SET PROBLEM:
Print the listing as it stands, omitting all images.

RAW DATA:
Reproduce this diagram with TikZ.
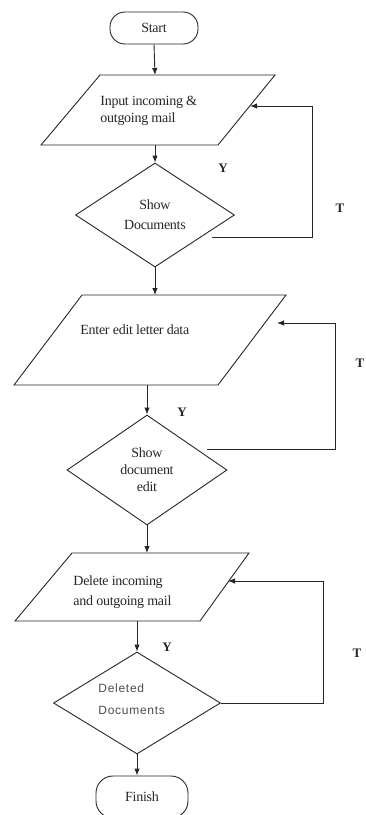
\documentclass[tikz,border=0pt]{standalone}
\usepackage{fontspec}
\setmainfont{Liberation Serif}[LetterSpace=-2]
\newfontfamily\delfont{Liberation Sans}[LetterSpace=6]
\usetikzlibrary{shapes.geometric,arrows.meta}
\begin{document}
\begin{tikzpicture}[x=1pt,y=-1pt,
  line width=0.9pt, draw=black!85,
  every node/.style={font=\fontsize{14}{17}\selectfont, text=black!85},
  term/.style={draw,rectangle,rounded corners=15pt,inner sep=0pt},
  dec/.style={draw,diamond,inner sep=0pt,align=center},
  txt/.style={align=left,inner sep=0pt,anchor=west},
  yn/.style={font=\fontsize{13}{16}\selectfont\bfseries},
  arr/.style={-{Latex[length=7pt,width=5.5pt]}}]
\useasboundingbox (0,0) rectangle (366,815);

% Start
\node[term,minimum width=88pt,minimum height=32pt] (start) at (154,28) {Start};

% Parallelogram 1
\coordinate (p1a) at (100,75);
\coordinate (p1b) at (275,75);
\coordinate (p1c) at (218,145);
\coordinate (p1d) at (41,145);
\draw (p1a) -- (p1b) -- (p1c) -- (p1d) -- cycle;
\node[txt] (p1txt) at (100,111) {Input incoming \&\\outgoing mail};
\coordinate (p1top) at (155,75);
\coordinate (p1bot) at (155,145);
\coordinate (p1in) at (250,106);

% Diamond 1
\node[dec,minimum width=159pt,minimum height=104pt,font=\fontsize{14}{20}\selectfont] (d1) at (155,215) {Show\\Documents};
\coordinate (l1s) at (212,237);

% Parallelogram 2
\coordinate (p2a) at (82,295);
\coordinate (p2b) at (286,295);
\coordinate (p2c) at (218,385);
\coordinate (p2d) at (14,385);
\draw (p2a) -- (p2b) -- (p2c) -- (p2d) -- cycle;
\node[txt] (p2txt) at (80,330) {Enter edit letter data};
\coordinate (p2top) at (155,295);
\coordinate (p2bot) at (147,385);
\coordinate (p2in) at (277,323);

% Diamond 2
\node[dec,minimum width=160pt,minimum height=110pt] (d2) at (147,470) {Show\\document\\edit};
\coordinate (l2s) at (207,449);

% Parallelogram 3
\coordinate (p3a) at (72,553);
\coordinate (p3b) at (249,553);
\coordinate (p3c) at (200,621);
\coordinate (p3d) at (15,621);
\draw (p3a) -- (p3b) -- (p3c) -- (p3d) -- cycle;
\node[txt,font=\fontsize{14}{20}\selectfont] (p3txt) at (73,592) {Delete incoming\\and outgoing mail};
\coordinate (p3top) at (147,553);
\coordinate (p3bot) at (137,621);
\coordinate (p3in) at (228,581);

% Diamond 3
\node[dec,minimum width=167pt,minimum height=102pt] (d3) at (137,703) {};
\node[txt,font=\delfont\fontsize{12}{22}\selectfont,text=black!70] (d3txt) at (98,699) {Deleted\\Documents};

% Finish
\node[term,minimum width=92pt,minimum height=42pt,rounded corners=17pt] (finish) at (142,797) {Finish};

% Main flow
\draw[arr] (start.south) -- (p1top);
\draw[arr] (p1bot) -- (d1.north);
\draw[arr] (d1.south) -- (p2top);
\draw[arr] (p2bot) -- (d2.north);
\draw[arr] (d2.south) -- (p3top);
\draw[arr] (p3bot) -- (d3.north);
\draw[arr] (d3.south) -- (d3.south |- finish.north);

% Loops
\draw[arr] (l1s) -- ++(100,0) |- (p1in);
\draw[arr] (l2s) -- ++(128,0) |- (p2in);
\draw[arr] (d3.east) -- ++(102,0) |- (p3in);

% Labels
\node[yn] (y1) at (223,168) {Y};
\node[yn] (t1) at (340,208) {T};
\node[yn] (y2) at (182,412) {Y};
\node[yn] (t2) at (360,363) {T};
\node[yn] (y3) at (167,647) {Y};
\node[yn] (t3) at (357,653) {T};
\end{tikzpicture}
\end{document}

TASK SOLUTION:
Reproduce this diagram with TikZ.
\documentclass[tikz,border=0pt]{standalone}
\usepackage{fontspec}
\setmainfont{Liberation Serif}[LetterSpace=-2]
\newfontfamily\delfont{Liberation Sans}[LetterSpace=6]
\usetikzlibrary{shapes.geometric,arrows.meta}
\begin{document}
\begin{tikzpicture}[x=1pt,y=-1pt,
  line width=0.9pt, draw=black!85,
  every node/.style={font=\fontsize{14}{17}\selectfont, text=black!85},
  term/.style={draw,rectangle,rounded corners=15pt,inner sep=0pt},
  dec/.style={draw,diamond,inner sep=0pt,align=center},
  txt/.style={align=left,inner sep=0pt,anchor=west},
  yn/.style={font=\fontsize{13}{16}\selectfont\bfseries},
  arr/.style={-{Latex[length=7pt,width=5.5pt]}}]
\useasboundingbox (0,0) rectangle (366,815);

% Start
\node[term,minimum width=88pt,minimum height=32pt] (start) at (154,28) {Start};

% Parallelogram 1
\coordinate (p1a) at (100,75);
\coordinate (p1b) at (275,75);
\coordinate (p1c) at (218,145);
\coordinate (p1d) at (41,145);
\draw (p1a) -- (p1b) -- (p1c) -- (p1d) -- cycle;
\node[txt] (p1txt) at (100,111) {Input incoming \&\\outgoing mail};
\coordinate (p1top) at (155,75);
\coordinate (p1bot) at (155,145);
\coordinate (p1in) at (250,106);

% Diamond 1
\node[dec,minimum width=159pt,minimum height=104pt,font=\fontsize{14}{20}\selectfont] (d1) at (155,215) {Show\\Documents};
\coordinate (l1s) at (212,237);

% Parallelogram 2
\coordinate (p2a) at (82,295);
\coordinate (p2b) at (286,295);
\coordinate (p2c) at (218,385);
\coordinate (p2d) at (14,385);
\draw (p2a) -- (p2b) -- (p2c) -- (p2d) -- cycle;
\node[txt] (p2txt) at (80,330) {Enter edit letter data};
\coordinate (p2top) at (155,295);
\coordinate (p2bot) at (147,385);
\coordinate (p2in) at (277,323);

% Diamond 2
\node[dec,minimum width=160pt,minimum height=110pt] (d2) at (147,470) {Show\\document\\edit};
\coordinate (l2s) at (207,449);

% Parallelogram 3
\coordinate (p3a) at (72,553);
\coordinate (p3b) at (249,553);
\coordinate (p3c) at (200,621);
\coordinate (p3d) at (15,621);
\draw (p3a) -- (p3b) -- (p3c) -- (p3d) -- cycle;
\node[txt,font=\fontsize{14}{20}\selectfont] (p3txt) at (73,592) {Delete incoming\\and outgoing mail};
\coordinate (p3top) at (147,553);
\coordinate (p3bot) at (137,621);
\coordinate (p3in) at (228,581);

% Diamond 3
\node[dec,minimum width=167pt,minimum height=102pt] (d3) at (137,703) {};
\node[txt,font=\delfont\fontsize{12}{22}\selectfont,text=black!70] (d3txt) at (98,699) {Deleted\\Documents};

% Finish
\node[term,minimum width=92pt,minimum height=42pt,rounded corners=17pt] (finish) at (142,797) {Finish};

% Main flow
\draw[arr] (start.south) -- (p1top);
\draw[arr] (p1bot) -- (d1.north);
\draw[arr] (d1.south) -- (p2top);
\draw[arr] (p2bot) -- (d2.north);
\draw[arr] (d2.south) -- (p3top);
\draw[arr] (p3bot) -- (d3.north);
\draw[arr] (d3.south) -- (d3.south |- finish.north);

% Loops
\draw[arr] (l1s) -- ++(100,0) |- (p1in);
\draw[arr] (l2s) -- ++(128,0) |- (p2in);
\draw[arr] (d3.east) -- ++(102,0) |- (p3in);

% Labels
\node[yn] (y1) at (223,168) {Y};
\node[yn] (t1) at (340,208) {T};
\node[yn] (y2) at (182,412) {Y};
\node[yn] (t2) at (360,363) {T};
\node[yn] (y3) at (167,647) {Y};
\node[yn] (t3) at (357,653) {T};
\end{tikzpicture}
\end{document}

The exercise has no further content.